Coun. Darren Hirsch said the department has often been criticized by the private sector for skewing the local market with an oversized position.
“There are people who say to me, let them do residential,” he told council, wondering aloud if the department is capable of bringing a new large subdivision to market.
“The challenge is finding a sweet spot between not dominating the market, but working complimentary to developers … we need to decide what land we want to keep, and what we don’t for our material needs.”
Ten years ago the land department responded to criticism that it dominated the market with new price-updating policy and a goal of controlling no more than half the lots on the market.

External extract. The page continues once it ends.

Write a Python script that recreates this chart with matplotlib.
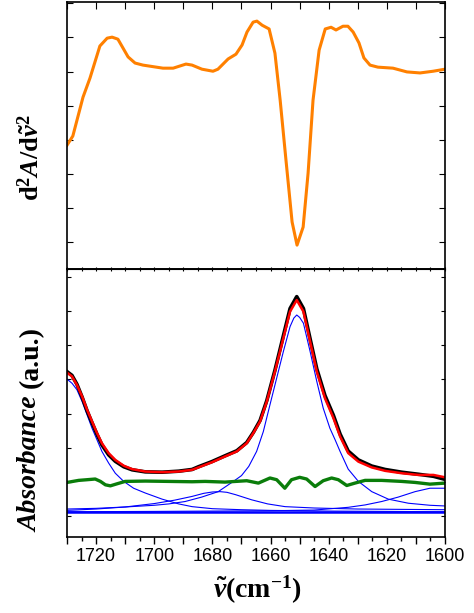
import matplotlib
matplotlib.use("Agg")
import matplotlib.pyplot as plt
from matplotlib.ticker import MultipleLocator, FuncFormatter

plt.rcParams["font.family"] = ["Liberation Sans", "DejaVu Sans"]
plt.rcParams["mathtext.fontset"] = "custom"
plt.rcParams["mathtext.rm"] = "Liberation Serif:bold"
plt.rcParams["mathtext.bf"] = "Liberation Serif:bold"
plt.rcParams["mathtext.it"] = "Liberation Serif:italic:bold"

# ---- top panel: second derivative ----
wn_d2 = [1730, 1728.0, 1724.5, 1722.1, 1718.7, 1716.2, 1714.5, 1712.5, 1709.0, 1706.6,
         1703.9, 1697.0, 1693.5, 1689.1, 1687.0, 1683.6, 1679.8, 1678.1, 1674.6, 1671.9,
         1669.8, 1668.1, 1666.0, 1664.7, 1662.9, 1660.5, 1658.5, 1656.7, 1654.7, 1652.6,
         1650.9, 1648.8, 1647.1, 1645.4, 1643.3, 1641.2, 1639.2, 1637.5, 1635.1, 1633.4,
         1631.6, 1629.6, 1627.9, 1625.8, 1623.1, 1617.9, 1613.1, 1608.6, 1604.1, 1600.0]
d2 = [2.84, 3.11, 4.25, 4.81, 5.75, 5.98, 6.01, 5.95, 5.43, 5.25,
      5.19, 5.10, 5.10, 5.22, 5.19, 5.07, 5.01, 5.07, 5.37, 5.51,
      5.78, 6.16, 6.45, 6.48, 6.36, 6.25, 5.54, 4.16, 2.40, 0.59,
      -0.09, 0.44, 2.02, 4.16, 5.63, 6.25, 6.30, 6.22, 6.33, 6.33,
      6.16, 5.84, 5.40, 5.19, 5.13, 5.10, 4.99, 4.96, 5.01, 5.07]

# ---- bottom panel: measured spectrum and fit ----
wn_abs = [1730, 1728.3, 1726.6, 1724.8, 1723.1, 1721.4, 1719.7, 1718.0, 1715.7, 1713.4,
          1710.5, 1707.6, 1703.1, 1697.3, 1691.6, 1687.0, 1684.8, 1680.2, 1675.7, 1671.6,
          1668.2, 1665.9, 1663.6, 1661.3, 1658.5, 1655.6, 1653.3, 1651.0, 1648.7, 1646.4,
          1644.1, 1641.3, 1638.4, 1636.1, 1633.3, 1629.8, 1625.2, 1620.6, 1614.9, 1609.2,
          1604.0, 1600]
measured = [4.23, 4.12, 3.86, 3.48, 3.08, 2.73, 2.39, 2.08, 1.79, 1.60,
            1.44, 1.35, 1.29, 1.28, 1.31, 1.36, 1.44, 1.59, 1.76, 1.91,
            2.15, 2.45, 2.80, 3.38, 4.27, 5.28, 6.08, 6.43, 6.08, 5.19,
            4.31, 3.53, 2.95, 2.40, 1.90, 1.64, 1.46, 1.36, 1.28, 1.22,
            1.16, 1.07]
fitted = [4.20, 4.09, 3.84, 3.50, 3.11, 2.77, 2.43, 2.13, 1.84, 1.64,
          1.47, 1.37, 1.30, 1.28, 1.30, 1.35, 1.42, 1.57, 1.74, 1.89,
          2.13, 2.43, 2.77, 3.35, 4.23, 5.21, 5.99, 6.33, 5.99, 5.11,
          4.23, 3.45, 2.87, 2.33, 1.84, 1.59, 1.42, 1.32, 1.25, 1.20,
          1.20, 1.13]

# residual
wn_res = [1730, 1726.0, 1723.1, 1720.3, 1718.5, 1716.8, 1715.1, 1712.8, 1710.0, 1703.1,
          1687.0, 1682.5, 1675.7, 1668.2, 1664.2, 1660.2, 1657.9, 1655.1, 1652.8, 1650.0,
          1647.6, 1644.7, 1641.9, 1639.0, 1636.7, 1633.8, 1631.0, 1627.5, 1621.8, 1614.9,
          1610.3, 1605.2, 1600]
residual = [0.98, 1.04, 1.06, 1.08, 1.01, 0.91, 0.88, 0.94, 1.01, 1.02,
            1.00, 1.01, 0.99, 1.03, 0.96, 1.11, 1.06, 0.81, 1.06, 1.13,
            1.08, 0.86, 1.03, 1.11, 1.06, 0.89, 0.96, 1.04, 1.04, 1.01,
            0.98, 0.93, 0.96]

# fitted bands
wn_b1 = [1730, 1728.3, 1726.6, 1724.8, 1723.1, 1721.4, 1719.7, 1718.0, 1715.7, 1713.4,
         1710.5, 1707.1, 1703.1, 1697.3, 1691.6, 1687.0, 1680, 1670, 1660, 1640, 1620, 1600]
band_1730 = [4.01, 3.89, 3.70, 3.35, 2.96, 2.57, 2.23, 1.89, 1.55, 1.25,
             1.01, 0.81, 0.67, 0.49, 0.35, 0.27, 0.21, 0.18, 0.16, 0.14, 0.13, 0.12]

wn_b2 = [1730, 1720, 1710, 1700, 1693, 1687, 1683, 1680, 1677.4, 1675, 1672,
         1666.5, 1661, 1655, 1645, 1630, 1615, 1600]
band_1678 = [0.16, 0.20, 0.26, 0.36, 0.46, 0.57, 0.66, 0.70, 0.71, 0.69, 0.62,
             0.47, 0.35, 0.27, 0.23, 0.20, 0.19, 0.18]

wn_b3 = [1730, 1720, 1710, 1700, 1695, 1689.4, 1683.7, 1678.0, 1672.8, 1670.0,
         1667.5, 1664.8, 1662.5, 1660.2, 1657.9, 1655.6, 1653.3, 1652.0, 1651.0, 1650.0, 1648.7,
         1646.4, 1644.1, 1641.9, 1639.6, 1637.8, 1636.1, 1633.3, 1629.8, 1625.2, 1619.5,
         1612.6, 1605.2, 1600]
band_1651 = [0.20, 0.22, 0.26, 0.31, 0.35, 0.42, 0.55, 0.71, 1.01, 1.18,
             1.45, 1.89, 2.47, 3.26, 4.04, 4.82, 5.55, 5.80, 5.89, 5.82, 5.65,
             4.82, 3.94, 3.16, 2.57, 2.23, 1.89, 1.37, 1.01, 0.71, 0.49,
             0.37, 0.31, 0.29]

wn_b4 = [1730, 1700, 1680, 1660, 1645, 1633.3, 1627.5, 1621.8, 1616.1, 1610.3, 1605.2, 1600]
band_1602 = [0.12, 0.13, 0.14, 0.15, 0.17, 0.25, 0.32, 0.42, 0.55, 0.71, 0.81, 0.81]

wn_base = [1730, 1600]
baseline = [0.10, 0.10]

fig = plt.figure(figsize=(4.74, 6.13), dpi=100)
ax1 = fig.add_axes([0.1414, 0.5612, 0.7975, 0.4355])
ax2 = fig.add_axes([0.1414, 0.124, 0.7975, 0.4372])

ax1.plot(wn_d2, d2, color="#ff8000", lw=2.2)
ax1.set_xlim(1730, 1600)
ax1.set_ylim(-0.79, 7.04)
ax1.set_yticks(range(0, 8))
ax1.xaxis.set_major_locator(MultipleLocator(10))
ax1.tick_params(axis="x", which="both", top=True, bottom=False, direction="in",
                length=5, labelbottom=False)
ax1.tick_params(axis="y", left=True, right=True, direction="in", length=4,
                labelleft=False)

for wn, y in [(wn_b1, band_1730), (wn_b2, band_1678), (wn_b3, band_1651), (wn_b4, band_1602)]:
    ax2.plot(wn, y, color="#0000ff", lw=0.8)
ax2.plot(wn_base, baseline, color="#0000ff", lw=1.8)
ax2.plot(wn_res, residual, color="#0a7d0a", lw=2.4)
ax2.plot(wn_abs, measured, color="black", lw=2.6)
ax2.plot(wn_abs, fitted, color="#ff0000", lw=1.8)

ax2.set_xlim(1730, 1600)
ax2.set_ylim(-0.62, 7.24)
ax2.set_yticks(range(0, 8))
ax2.xaxis.set_major_locator(MultipleLocator(10))
ax2.xaxis.set_minor_locator(MultipleLocator(5))
ax2.xaxis.set_major_formatter(FuncFormatter(lambda v, p: "%d" % v if int(round(v)) % 20 == 0 else ""))
ax2.tick_params(axis="x", which="major", direction="out", length=5, width=1, labelsize=13, pad=3)
ax2.tick_params(axis="x", which="minor", direction="out", length=3, width=1)
ax2.tick_params(axis="y", left=True, right=True, direction="in", length=3,
                labelleft=False)
sec = ax2.secondary_xaxis("top")
sec.xaxis.set_major_locator(MultipleLocator(5))
sec.tick_params(direction="inout", length=3, labeltop=False)

for ax in (ax1, ax2):
    for s in ax.spines.values():
        s.set_linewidth(1.2)

fig.text(31 / 474, 1 - 158 / 613, r"$\mathrm{d}^2A/\mathrm{d}\tilde{\nu}^2$",
         rotation=90, ha="center", va="center", fontsize=19)
fig.text(31 / 474, 1 - 464 / 613, "Absorbance", family="Liberation Serif",
         weight="bold", style="italic", rotation=90, ha="center", va="center", fontsize=20)
fig.text(31 / 474, 1 - 357 / 613, "(a.u.)", family="Liberation Serif",
         weight="bold", rotation=90, ha="center", va="center", fontsize=20)
fig.text(257 / 474, 1 - 590 / 613, r"$\tilde{\nu}\mathrm{(cm^{-1})}$",
         ha="center", va="center", fontsize=20)

fig.savefig("out.png", dpi=100)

Over time, with fewer lots coming on, even slower sales have reduced the city position on lots to just 20 per cent today.
Coun. Robert Dumanowski said with only 72 lots in the city portfolio at present, the department is already operating differently from when it brought several hundred lots onto the market annually in early 2000s.
He said council should resist a sell-off of publicly owned land in the name of economic development.
“My worry is that in a depressed market, when we’re desperate to get numbers on a chart, we’re reducing prices and calling that a strategy,” Dumanowski told council.
“Nobody argues it’s a balancing act, but for me, if we have to hold we hold … but also, not afraid to be strategic in our risk taking.”
Couns. Allison Knodel and Ramona Robins both said neither of the two extremes – a pure profit motivation or using the land bank for social enterprise, such as low-cost housing development – seemed prudent.
A provincial projection released last summer could see growth in the Hat hover around 0.5 per cent annually for the next 15 years.
That raises questions about the work plan in the department, the need to set aside new housing plans and public involvement.
“Are we a competitor, or are we there to support (the private sector), that’s something that we have to address in the land strategy,” said Bruckner of a scheduled report due in the spring of 2025.
Traditionally, the city has earned its largest profits on developing bare land into serviced lots, resulting in $27 million paid to the city since 2008.
The proposed 2025-26 budget forecasts gross profit of $4 million over the next two years, but no new projects.
“Our proposed budget this year is statutes quo,” said Buckner. “A reset in strategy is well underway towards being part of a sustainable future.”